To use this vm I have been designing a simple scripting language to express mathematical relationships. I’m trying to take learnings from pain points in circom, the simplicity of javascript, and the safety/usability of rust. I’ve held off on sharing this for a while because I wasn’t sure if the language could be better than writing raw assembly, but I’m now confident that it can be.
One important feature of this language (ashlang
) is that each file is a distinct function. The function name is the file stem. This made it easy to assemble files that are written in different languages. In an ashlang project functions can be written either in ashlang, or tasm. Ashlang functions can call tasm functions, and tasm functions can call ashlang functions, provided they manually manipulate the stack in the correct way.
I had significant doubts about my ability to write an assembler that can produce tasm that is as efficient as handwrittem tasm, but it turns out these doubts are almost irrelevant. Ashlang can be used to manage the control flow and write the high level structure, then specific functions can be implemented efficiently using tasm.

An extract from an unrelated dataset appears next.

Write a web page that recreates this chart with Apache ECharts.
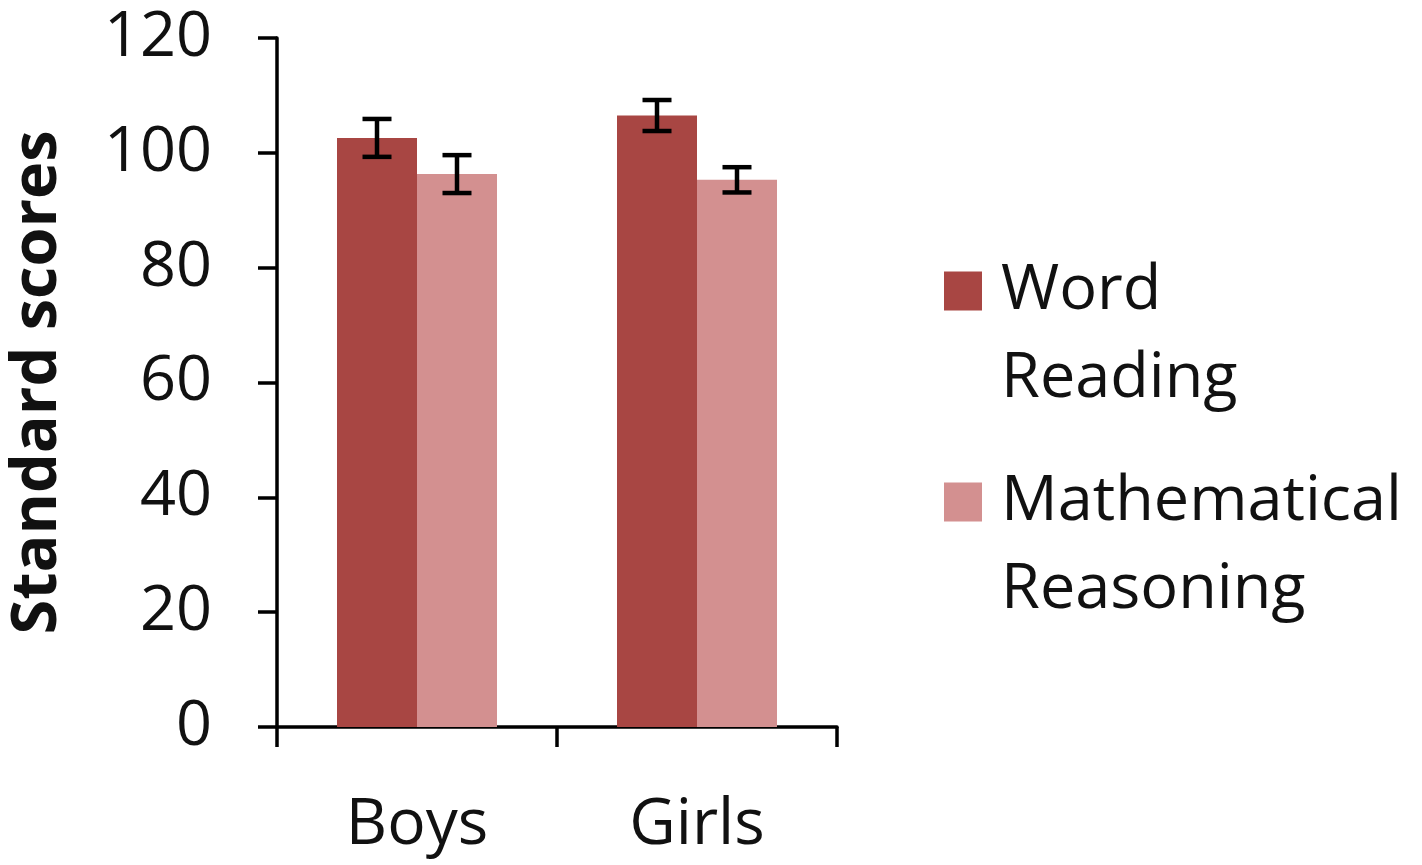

To achieve this tasm source files specify a function signature as the first non-whitespace line. This allows the assembler to statically analyze the program and confirm that the tasm function calls are being passed the correct arguments. You can see an example of this in the shift left circular implementation. This function accepts two scalars and returns a single scalar.
The language still has some oddities with argument handling and return types. Specifically the arguments are reversed on the stack during calls (so to execute lt
a swap 1
is necessary), and an extra argument is always passed to account for the case of a function returning a memory based variable. Both of these are simple changes that can be addressed immediately.
You can see the larger standard library here there are some example programs in the test-vectors
directory in that repo as well. My immediate next steps are refactoring out some debt and fixing the issues i described above. After that I’m planning to make a STARK proof where a user decrypts data, operates on the data, and re-encrypts it (using chacha).
I’d love to get feedback from the team. I imagine learnings from the tasm-lib
would be almost directly applicable. I’d also like to make the language useful to the team if possible.